„Mit Blindheit geschlagen“?
Marie Hecke über neutestamentliche Heilungsgeschichten
Der Jude als „mit Blindheit geschlagen“ ist ein in mehrfacher Hinsicht diskriminierendes Motiv: Heilungsgeschichten wie die in Johannes 9,1-7 (Die Heilung eines Blindgeborenen) vermitteln zum einen das Ideal eines gesunden, uneingeschränkten und voll funktionsfähigen Körpers. Krankheit und Behinderung werden demgegenüber ausschließlich als Abweichung und Mangel, als Negativmetapher für Nichtverstehen und Nichterkennen verwendet, also „ableistisch“. Zum anderen wird die Negativmetapher der „Blindheit“ antisemitisch gewendet, wenn die Pharisäer als „blind“ bezeichnet werden, weil sie Jesus nicht als Messias (an)erkennen.

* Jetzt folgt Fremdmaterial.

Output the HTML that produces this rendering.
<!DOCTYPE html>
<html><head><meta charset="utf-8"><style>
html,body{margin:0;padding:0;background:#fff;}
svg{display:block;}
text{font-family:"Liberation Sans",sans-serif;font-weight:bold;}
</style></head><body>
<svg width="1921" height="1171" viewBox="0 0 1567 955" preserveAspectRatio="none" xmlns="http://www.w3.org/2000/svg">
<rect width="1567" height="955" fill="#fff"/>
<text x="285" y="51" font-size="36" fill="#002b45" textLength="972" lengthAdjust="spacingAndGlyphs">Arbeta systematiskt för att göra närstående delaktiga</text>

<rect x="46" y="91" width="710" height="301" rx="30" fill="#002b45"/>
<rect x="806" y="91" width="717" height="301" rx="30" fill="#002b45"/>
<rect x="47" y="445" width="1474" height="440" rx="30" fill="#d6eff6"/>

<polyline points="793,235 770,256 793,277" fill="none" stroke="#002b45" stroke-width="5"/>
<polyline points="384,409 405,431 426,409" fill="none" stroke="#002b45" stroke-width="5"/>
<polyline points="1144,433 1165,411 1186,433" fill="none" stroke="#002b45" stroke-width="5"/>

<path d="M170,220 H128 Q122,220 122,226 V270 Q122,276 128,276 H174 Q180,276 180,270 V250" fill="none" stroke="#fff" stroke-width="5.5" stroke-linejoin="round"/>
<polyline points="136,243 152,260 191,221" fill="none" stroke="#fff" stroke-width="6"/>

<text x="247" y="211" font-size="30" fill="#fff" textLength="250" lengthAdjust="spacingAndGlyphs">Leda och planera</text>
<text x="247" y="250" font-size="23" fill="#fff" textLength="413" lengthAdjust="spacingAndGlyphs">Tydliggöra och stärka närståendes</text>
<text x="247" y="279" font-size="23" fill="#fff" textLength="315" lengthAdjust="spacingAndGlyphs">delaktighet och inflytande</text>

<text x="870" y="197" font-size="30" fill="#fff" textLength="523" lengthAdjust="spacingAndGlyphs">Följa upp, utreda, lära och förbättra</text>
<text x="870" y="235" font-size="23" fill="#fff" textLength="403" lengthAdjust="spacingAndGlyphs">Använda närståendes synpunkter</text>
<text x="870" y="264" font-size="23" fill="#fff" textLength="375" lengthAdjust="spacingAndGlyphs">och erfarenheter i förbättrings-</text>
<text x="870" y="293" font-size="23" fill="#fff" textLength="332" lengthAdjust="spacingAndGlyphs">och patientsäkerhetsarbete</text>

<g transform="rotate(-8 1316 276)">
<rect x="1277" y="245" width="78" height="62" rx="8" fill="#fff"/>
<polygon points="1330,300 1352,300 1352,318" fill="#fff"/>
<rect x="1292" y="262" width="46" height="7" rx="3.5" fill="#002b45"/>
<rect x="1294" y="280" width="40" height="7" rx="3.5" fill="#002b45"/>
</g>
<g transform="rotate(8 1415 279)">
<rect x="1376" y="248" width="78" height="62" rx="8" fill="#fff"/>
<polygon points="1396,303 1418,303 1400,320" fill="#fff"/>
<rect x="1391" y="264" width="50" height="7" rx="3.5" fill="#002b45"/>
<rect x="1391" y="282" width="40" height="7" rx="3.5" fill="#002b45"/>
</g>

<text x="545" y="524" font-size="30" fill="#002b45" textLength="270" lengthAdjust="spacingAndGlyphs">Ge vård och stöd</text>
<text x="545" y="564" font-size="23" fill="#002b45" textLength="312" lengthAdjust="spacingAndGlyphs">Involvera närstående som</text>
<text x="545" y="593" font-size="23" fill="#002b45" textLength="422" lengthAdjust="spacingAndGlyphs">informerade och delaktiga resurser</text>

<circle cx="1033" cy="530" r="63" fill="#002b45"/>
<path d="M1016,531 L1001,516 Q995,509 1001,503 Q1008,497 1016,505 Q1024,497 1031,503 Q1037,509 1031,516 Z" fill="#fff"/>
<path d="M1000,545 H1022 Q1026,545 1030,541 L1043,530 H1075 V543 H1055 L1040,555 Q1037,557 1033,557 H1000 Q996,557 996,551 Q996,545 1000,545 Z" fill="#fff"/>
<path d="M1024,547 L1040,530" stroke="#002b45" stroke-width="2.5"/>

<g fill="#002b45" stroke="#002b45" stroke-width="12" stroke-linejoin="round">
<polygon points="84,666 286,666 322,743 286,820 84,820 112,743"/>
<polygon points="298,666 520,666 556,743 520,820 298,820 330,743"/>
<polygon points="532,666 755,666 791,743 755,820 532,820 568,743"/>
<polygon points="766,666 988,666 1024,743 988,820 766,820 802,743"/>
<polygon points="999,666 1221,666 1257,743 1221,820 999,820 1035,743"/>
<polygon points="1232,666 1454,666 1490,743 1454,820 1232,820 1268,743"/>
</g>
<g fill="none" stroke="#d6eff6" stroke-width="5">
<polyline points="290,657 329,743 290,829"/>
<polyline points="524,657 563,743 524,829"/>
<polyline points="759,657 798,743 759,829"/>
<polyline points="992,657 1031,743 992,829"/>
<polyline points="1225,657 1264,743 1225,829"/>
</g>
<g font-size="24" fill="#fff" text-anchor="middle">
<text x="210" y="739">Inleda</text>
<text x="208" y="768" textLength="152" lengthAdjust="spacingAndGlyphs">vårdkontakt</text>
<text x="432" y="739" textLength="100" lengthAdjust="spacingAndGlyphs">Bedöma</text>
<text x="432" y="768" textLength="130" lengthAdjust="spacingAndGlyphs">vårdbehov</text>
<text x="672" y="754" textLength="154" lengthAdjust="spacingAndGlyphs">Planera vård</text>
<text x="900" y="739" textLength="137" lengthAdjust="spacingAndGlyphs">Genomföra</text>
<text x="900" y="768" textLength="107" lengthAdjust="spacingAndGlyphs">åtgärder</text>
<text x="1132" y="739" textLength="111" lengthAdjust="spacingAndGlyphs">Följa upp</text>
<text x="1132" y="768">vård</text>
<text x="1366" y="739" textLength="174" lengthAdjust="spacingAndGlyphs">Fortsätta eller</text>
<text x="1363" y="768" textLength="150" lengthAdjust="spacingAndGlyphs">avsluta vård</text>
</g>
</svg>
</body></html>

In diesem Vortrag in unserer Reihe antisemitismuskritischer Bibelauslegungen entwickelt Marie Hecke neue Zugänge zu den neutestamentlichen Heilungsgeschichten, die ohne solche antisemitischen und/oder ableistischen Klischees auskommen. Und sie macht ganz konkrete Vorschläge für die Praxis, darunter ein „Korrekturprogramm“ aus intersektionaler Perspektive für Predigt, Lehre und Unterricht.